> What the task asks
Copy out every line containing the word "with".

> Provided information
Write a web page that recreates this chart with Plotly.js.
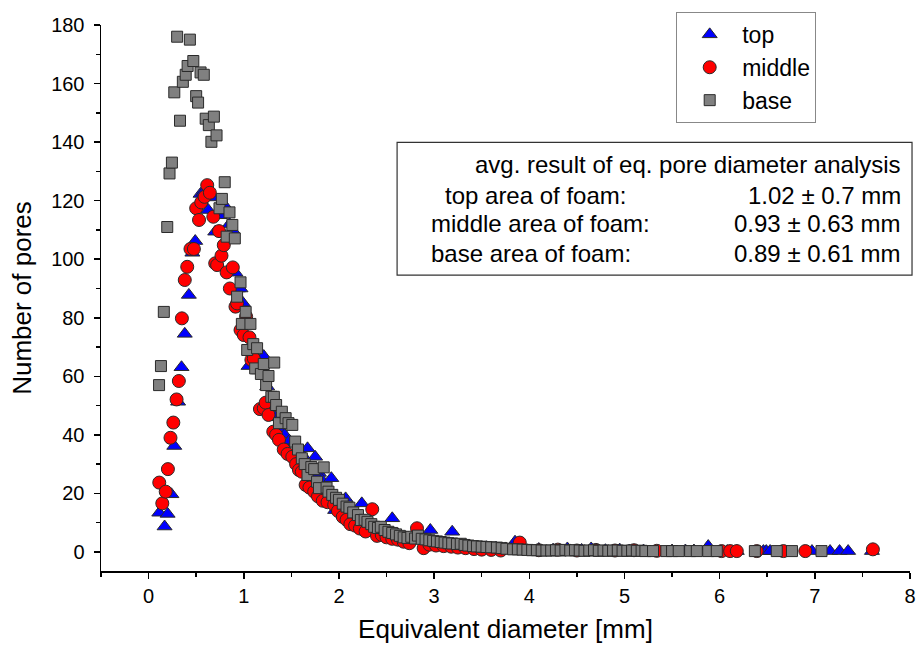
<!DOCTYPE html>
<html>
<head>
<meta charset="utf-8">
<script src="https://cdn.plot.ly/plotly-3.0.1.min.js"></script>
<style>html,body{margin:0;padding:0;background:#fff;}#chart{width:919px;height:651px;}</style>
</head>
<body>
<div id="chart"></div>
<script>
// ---- data ----
const seriesNames = ["top", "middle", "base"];

const topX = [0.112,0.168,0.20,0.24,0.27,0.31,0.346,0.38,0.423,0.46,0.49,0.546,0.58,0.627,0.68,0.70,0.75,0.81,0.85,0.88,0.913,0.94,0.966,0.99,1.02,1.05,1.08,1.12,1.16,1.21,1.246,1.29,1.33,1.38,1.43,1.48,1.53,1.58,1.62,1.67,1.75,1.79,1.82,1.87,1.92,1.96,2.02,2.07,2.13,2.18,2.24,2.30,2.36,2.43,2.50,2.56,2.62,2.70,2.78,2.86,2.96,3.05,3.12,3.19,3.28,3.36,3.45,3.55,3.65,3.75,3.85,3.95,4.10,4.25,4.40,4.55,4.65,4.80,4.95,5.05,5.20,5.50,5.64,5.73,5.88,6.08,6.18,6.46,6.49,6.53,6.97,7.16,7.26,7.35,7.60];
const topY = [13.4,8.7,13,19.7,36.2,51.3,63.1,74.5,87.8,102.2,106.2,122.3,123,116.8,121.1,109.4,115,117.9,112,110,95.4,90,90,85.1,78,63.5,70,67,62,66.9,56.5,50,46,42,40,38,37,34,33,35.4,32.5,27,24.6,22,25.2,14.3,17,18.3,14,12,16.6,10,9,8,7,11.5,6,5,4.5,4,7.5,3,2.5,6.9,2.2,2.0,1.8,1.6,1.4,1.2,3.5,1.0,1.0,0.8,1.2,0.7,1.2,0.6,0.8,0.5,0.5,0.5,0.5,0.5,2.0,0.3,0.3,0.3,0.3,0.3,0.3,0.3,0.3,0.3,0.3];

const midX = [0.112,0.144,0.18,0.203,0.23,0.26,0.294,0.318,0.35,0.38,0.406,0.44,0.476,0.50,0.53,0.553,0.588,0.616,0.644,0.68,0.70,0.72,0.74,0.766,0.79,0.82,0.854,0.885,0.913,0.93,0.966,1.0,1.025,1.06,1.08,1.105,1.17,1.21,1.23,1.26,1.31,1.34,1.37,1.42,1.46,1.51,1.55,1.58,1.61,1.65,1.69,1.74,1.78,1.83,1.88,1.95,1.99,2.04,2.08,2.12,2.17,2.22,2.28,2.35,2.40,2.45,2.50,2.56,2.62,2.68,2.74,2.82,2.89,2.95,3.02,3.10,3.18,3.25,3.33,3.42,3.50,3.60,3.70,3.90,4.10,4.30,4.50,4.70,4.90,5.10,5.34,6.02,6.11,6.18,6.39,6.67,6.90,7.61];
const midY = [23.7,16.6,20.6,28.3,39,44.2,52.1,58.4,79.8,92.9,97.4,103.5,103.5,117.4,113.4,119.4,121.3,125.3,122.7,114.5,98.6,98,109.6,101.2,104.8,95.5,90,97.2,83.8,84.9,75.8,74.1,80.4,73.3,65.6,66.1,48.8,49.1,51,46.8,41.1,40,38.3,35,33.5,32.5,30,28,27.4,22.9,22,20.6,19,17.5,17,16.1,14,12,11,9.5,9,8,7,14.6,5.5,5.8,5,4.5,4.2,3.5,3,8.1,1.3,2.5,2.2,2.0,1.8,1.5,1.3,1.0,0.8,0.7,0.5,3.2,0.6,0.8,0.5,0.7,0.5,0.6,0.4,0.3,0.3,0.3,0.3,0.3,0.3,0.9];

const baseX = [0.11,0.13,0.16,0.196,0.22,0.245,0.27,0.30,0.33,0.36,0.39,0.41,0.434,0.47,0.50,0.52,0.546,0.58,0.60,0.633,0.66,0.686,0.714,0.745,0.77,0.80,0.82,0.85,0.88,0.906,0.93,0.966,0.98,1.02,1.036,1.07,1.10,1.12,1.14,1.18,1.21,1.235,1.26,1.29,1.316,1.32,1.34,1.37,1.40,1.44,1.47,1.51,1.54,1.57,1.61,1.64,1.67,1.71,1.74,1.77,1.79,1.84,1.87,1.89,1.93,1.97,2.00,2.04,2.08,2.11,2.15,2.20,2.23,2.27,2.30,2.34,2.37,2.41,2.44,2.48,2.52,2.56,2.60,2.64,2.68,2.72,2.76,2.80,2.83,2.87,2.91,2.95,2.99,3.03,3.07,3.11,3.15,3.19,3.24,3.28,3.32,3.36,3.41,3.45,3.50,3.55,3.60,3.66,3.71,3.76,3.83,3.88,3.93,3.98,4.03,4.08,4.13,4.18,4.23,4.28,4.33,4.38,4.43,4.48,4.53,4.58,4.63,4.68,4.73,4.78,4.83,4.88,4.93,4.98,5.03,5.08,5.13,5.18,5.22,5.30,5.44,5.50,5.57,5.69,5.76,5.88,5.97,6.37,6.60,6.76,7.07];
const baseY = [57,63.5,82,111,129.3,133,157,176,147.3,160.6,163,166,175,167.7,155.7,153.5,163.8,163,148,145.8,140.1,148.7,142.3,117.4,120.6,126.3,107.7,116,111.7,107.1,87.2,92.1,77.9,82,69,77.9,71,62.7,69.6,60.8,64.2,57,60.1,53,53,64.7,50.2,44,47.9,45.7,44,43.4,37.7,35,32,30,26.3,29,28.3,24,21.8,28.9,22,20.6,19.5,18.5,17.8,16.5,15.5,15.1,13.5,12.6,10.9,11,10.3,9.5,8.6,8.2,8.6,7.5,6.9,6.5,6,5.5,5,4.8,5.2,4.6,5.6,4.5,4.3,4.0,3.8,3.6,3.4,3.2,3.0,2.9,2.7,2.8,2.4,2.2,2.0,1.9,1.8,1.7,1.6,1.5,1.3,1.1,0.9,0.9,0.8,0.7,0.6,0.6,0.5,0.5,0.5,0.6,0.5,0.7,0.5,0.6,0.5,0.4,0.5,0.6,0.4,0.5,0.4,0.5,0.5,0.4,0.4,0.5,0.4,0.4,0.3,0.3,0.3,0.3,0.3,0.3,0.3,0.3,0.3,0.3,0.3,0.3,0.3,1.3];

const xTicks = [0,1,2,3,4,5,6,7,8];
const yTicks = [0,20,40,60,80,100,120,140,160,180];
const boxLines = ["avg. result of eq. pore diameter analysis","top area of foam:","middle area of foam:","base area of foam:"];
const boxValues = ["1.02 ± 0.7 mm","0.93 ± 0.63 mm","0.89 ± 0.61 mm"];

// ---- chart ----
const FONT = "Liberation Sans, Arial, sans-serif";
const outline = {color: "#2a2a2a", width: 1};
const traces = [
  {x: topX, y: topY, name: seriesNames[0], type: "scatter", mode: "markers",
   marker: {symbol: "triangle-up", size: 13, color: "#0000ff", line: outline}},
  {x: midX, y: midY, name: seriesNames[1], type: "scatter", mode: "markers",
   marker: {symbol: "circle", size: 13, color: "#ff0000", line: outline}},
  {x: baseX, y: baseY, name: seriesNames[2], type: "scatter", mode: "markers",
   marker: {symbol: "square", size: 11, color: "#808080", line: outline}}
];

const axisCommon = {
  showline: true, linecolor: "#000", linewidth: 1.5, mirror: false,
  showgrid: false, zeroline: false,
  ticks: "outside", ticklen: 6, tickwidth: 1.5, tickcolor: "#000",
  tickfont: {family: FONT, size: 20, color: "#000"}
};

const rows = [0.7436, 0.6886, 0.6368, 0.5819];
const annotations = [
  {xref: "paper", yref: "paper", x: 0.9917, y: rows[0], xanchor: "right", yanchor: "middle",
   text: boxLines[0], showarrow: false, font: {family: FONT, size: 24, color: "#000"}},
  {xref: "paper", yref: "paper", x: 0.4227, y: rows[1], xanchor: "left", yanchor: "middle",
   text: boxLines[1], showarrow: false, font: {family: FONT, size: 24, color: "#000"}},
  {xref: "paper", yref: "paper", x: 0.4054, y: rows[2], xanchor: "left", yanchor: "middle",
   text: boxLines[2], showarrow: false, font: {family: FONT, size: 24, color: "#000"}},
  {xref: "paper", yref: "paper", x: 0.4054, y: rows[3], xanchor: "left", yanchor: "middle",
   text: boxLines[3], showarrow: false, font: {family: FONT, size: 24, color: "#000"}}
];
boxValues.forEach((v, i) => annotations.push({
  xref: "paper", yref: "paper", x: 0.9917, y: rows[i + 1], xanchor: "right", yanchor: "middle",
  text: v, showarrow: false, font: {family: FONT, size: 24, color: "#000"}
}));

const layout = {
  width: 919, height: 651,
  margin: {l: 101, r: 9, t: 25, b: 80},
  paper_bgcolor: "#fff", plot_bgcolor: "#fff",
  font: {family: FONT, color: "#000"},
  showlegend: true,
  legend: {x: 0.711, y: 1.024, xanchor: "left", yanchor: "top",
           bgcolor: "#fff", bordercolor: "#888", borderwidth: 1,
           font: {family: FONT, size: 23, color: "#000"}, itemwidth: 55, tracegroupgap: 0},
  xaxis: Object.assign({}, axisCommon, {
    range: [-0.5, 8], tickvals: xTicks, ticktext: xTicks.map(String),
    minor: {ticks: "outside", ticklen: 4, tickwidth: 1.5, tickcolor: "#000", dtick: 0.5, tick0: 0},
    title: {text: "Equivalent diameter [mm]", font: {family: FONT, size: 26, color: "#000"}, standoff: 14}
  }),
  yaxis: Object.assign({}, axisCommon, {
    range: [-6.5, 180], tickvals: yTicks, ticktext: yTicks.map(String),
    ticklabelstandoff: 5,
    minor: {ticks: "outside", ticklen: 4, tickwidth: 1.5, tickcolor: "#000", dtick: 10, tick0: 0},
    title: {text: "Number of pores", font: {family: FONT, size: 26, color: "#000"}, standoff: 12}
  }),
  shapes: [{type: "rect", xref: "paper", yref: "paper", x0: 0.366, x1: 1.0025, y0: 0.542, y1: 0.785,
            line: {color: "#333", width: 1.2}, fillcolor: "rgba(0,0,0,0)", layer: "above"}],
  annotations: annotations
};

Plotly.newPlot("chart", traces, layout, {displayModeBar: false, staticPlot: true});
</script>
</body>
</html>
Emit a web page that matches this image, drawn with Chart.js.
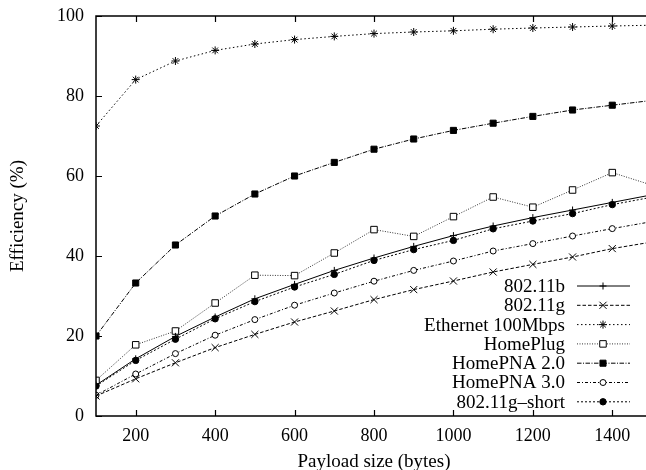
<!DOCTYPE html>
<html><head><meta charset="utf-8">
<script src="https://cdn.jsdelivr.net/npm/chart.js@4/dist/chart.umd.min.js"></script>
<style>
html,body{margin:0;padding:0;background:#fff;overflow:hidden}
#wrap{width:646px;height:470px;overflow:hidden;position:relative;background:#fff}
canvas{display:block}
</style></head>
<body><div id="wrap"><canvas id="c" width="660" height="474"></canvas></div>
<script>
// ---- data ----
const payloadSizes = [100,200,300,400,500,600,700,800,900,1000,1100,1200,1300,1400,1500];
const xTickValues = [200,400,600,800,1000,1200,1400];
const yTickValues = [0,20,40,60,80,100];
const seriesLabels = ['802.11b','802.11g','Ethernet 100Mbps','HomePlug','HomePNA 2.0','HomePNA 3.0','802.11g\u2013short'];
const eff80211b   = [7.7,14.3,19.9,24.75,29.3,32.9,36.4,39.5,42.4,45.1,47.5,49.6,51.5,53.4,55.3];
const eff80211g   = [5.0,9.3,13.3,17.1,20.4,23.5,26.25,29.1,31.6,33.75,36.0,37.9,39.75,41.85,43.5];
const effEthernet = [72.5,84.1,88.75,91.4,93.0,94.1,94.9,95.6,96.0,96.3,96.7,97.0,97.25,97.5,97.7];
const effHomePlug = [8.9,17.8,21.25,28.25,35.2,35.1,40.75,46.6,44.9,49.85,54.75,52.2,56.5,60.85,57.7];
const effHomePNA2 = [20.0,33.25,42.75,50.0,55.5,60.0,63.4,66.7,69.25,71.4,73.2,74.9,76.5,77.7,78.9];
const effHomePNA3 = [5.2,10.5,15.6,20.2,24.1,27.7,30.75,33.7,36.4,38.75,41.25,43.1,45.0,46.85,48.6];
const eff80211gShort = [7.5,13.9,19.2,24.3,28.6,32.25,35.4,38.9,41.6,43.9,46.8,48.75,50.6,52.85,54.7];

const seriesValues = [eff80211b,eff80211g,effEthernet,effHomePlug,effHomePNA2,effHomePNA3,eff80211gShort];
const styles = [
  {dash:[],           ps:'cross',    r:3.5, fill:'#000'},
  {dash:[3.5,2],      ps:'crossRot', r:5,   fill:'#000'},
  {dash:[1.5,2.5],    ps:'star',     r:4,   fill:'#000'},
  {dash:[1,1.5],      ps:'rect',     r:4.6, fill:'#fff'},
  {dash:[4.5,1.5,1,1.5], ps:'rect',  r:4.3, fill:'#000'},
  {dash:[3,2,1,2],    ps:'circle',   r:3,   fill:'#fff'},
  {dash:[2,2],        ps:'circle',   r:3.2, fill:'#000'}
];

const FONT = "'Liberation Serif','Times New Roman',serif";
Chart.defaults.font.family = FONT;
Chart.defaults.font.size = 18;
Chart.defaults.color = '#000';

const datasets = seriesLabels.map((lab,i)=>({
  label: lab,
  data: payloadSizes.map((p,k)=>({x:p,y:seriesValues[i][k]})),
  borderColor: i===3 ? '#333' : '#000',
  borderWidth: 1,
  borderDash: styles[i].dash,
  pointStyle: styles[i].ps,
  pointRadius: styles[i].r,
  pointBackgroundColor: styles[i].fill,
  pointBorderColor: '#000',
  pointBorderWidth: 1,
  tension: 0,
  fill: false
}));

const framePlugin = {
  id:'frame',
  afterDatasetsDraw(chart){
    const {ctx, chartArea:a, scales:{x,y}} = chart;
    ctx.save();
    ctx.strokeStyle='#000'; ctx.setLineDash([]);
    ctx.lineWidth=1.5;
    ctx.strokeRect(a.left, a.top, a.right-a.left, a.bottom-a.top);
    ctx.lineWidth=1.2;
    ctx.beginPath();
    x.ticks.forEach(t=>{const px=Math.round(x.getPixelForValue(t.value))+0.5;
      ctx.moveTo(px,a.bottom); ctx.lineTo(px,a.bottom-6);
      ctx.moveTo(px,a.top); ctx.lineTo(px,a.top+6);});
    y.ticks.forEach(t=>{const py=Math.round(y.getPixelForValue(t.value))+0.5;
      ctx.moveTo(a.left,py); ctx.lineTo(a.left+6,py);
      ctx.moveTo(a.right,py); ctx.lineTo(a.right-6,py);});
    ctx.stroke(); ctx.restore();
  }
};

const legendPlugin = {
  id:'gpLegend',
  afterDraw(chart){
    const {ctx, chartArea:a} = chart;
    const textRight = a.right-87, s0 = a.right-75, s1 = a.right-22, mx = a.right-49;
    const y0 = a.bottom-130, dy = 19.3;
    ctx.save();
    chart.data.datasets.forEach((ds,i)=>{
      const yy = y0 + i*dy;
      ctx.font = "19px " + FONT;
      ctx.fillStyle='#000'; ctx.textAlign='right'; ctx.textBaseline='middle';
      ctx.fillText(ds.label, textRight, yy+1);
      ctx.strokeStyle = ds.borderColor; ctx.lineWidth = ds.borderWidth;
      ctx.setLineDash(ds.borderDash);
      ctx.beginPath(); ctx.moveTo(s0,yy); ctx.lineTo(s1,yy); ctx.stroke();
      ctx.setLineDash([]);
      ctx.fillStyle = ds.pointBackgroundColor; ctx.strokeStyle='#000'; ctx.lineWidth=1;
      if (Chart.helpers && Chart.helpers.drawPoint) {
        Chart.helpers.drawPoint(ctx,{pointStyle:ds.pointStyle,radius:ds.pointRadius,borderWidth:1,rotation:0},mx,yy);
      }
    });
    ctx.restore();
  }
};

new Chart(document.getElementById('c'),{
  type:'line',
  data:{datasets},
  options:{
    responsive:false, animation:false, devicePixelRatio:1,
    layout:{padding:{left:0,right:8,top:16,bottom:0}},
    plugins:{legend:{display:false},tooltip:{enabled:false}},
    scales:{
      x:{type:'linear',min:100,max:1500,
        afterBuildTicks(s){ s.ticks = xTickValues.map(v=>({value:v})); },
        afterFit(s){ s.height = 58; s.paddingLeft = 0; s.paddingRight = 0; },
        grid:{display:false,drawTicks:false},
        border:{display:false},
        ticks:{padding:9,maxRotation:0,autoSkip:false,font:{size:18},callback:(v)=>String(v)},
        title:{display:true,text:'Payload size (bytes)',font:{size:19},padding:{top:0,bottom:1}}
      },
      y:{type:'linear',min:0,max:100,
        afterBuildTicks(s){ s.ticks = yTickValues.map(v=>({value:v})); },
        afterFit(s){ s.width = 96; s.paddingTop = 0; s.paddingBottom = 0; },
        grid:{display:false,drawTicks:false},
        border:{display:false},
        ticks:{padding:12,font:{size:18},callback:(v)=>String(v)},
        title:{display:true,text:'Efficiency (%)',font:{size:19},padding:{top:7,bottom:0}}
      }
    }
  },
  plugins:[framePlugin,legendPlugin]
});
</script>
</body></html>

> Response to the exercise
Write a web page that recreates this chart with Plotly.js.
Emit a web page that matches this image, drawn with Chart.js.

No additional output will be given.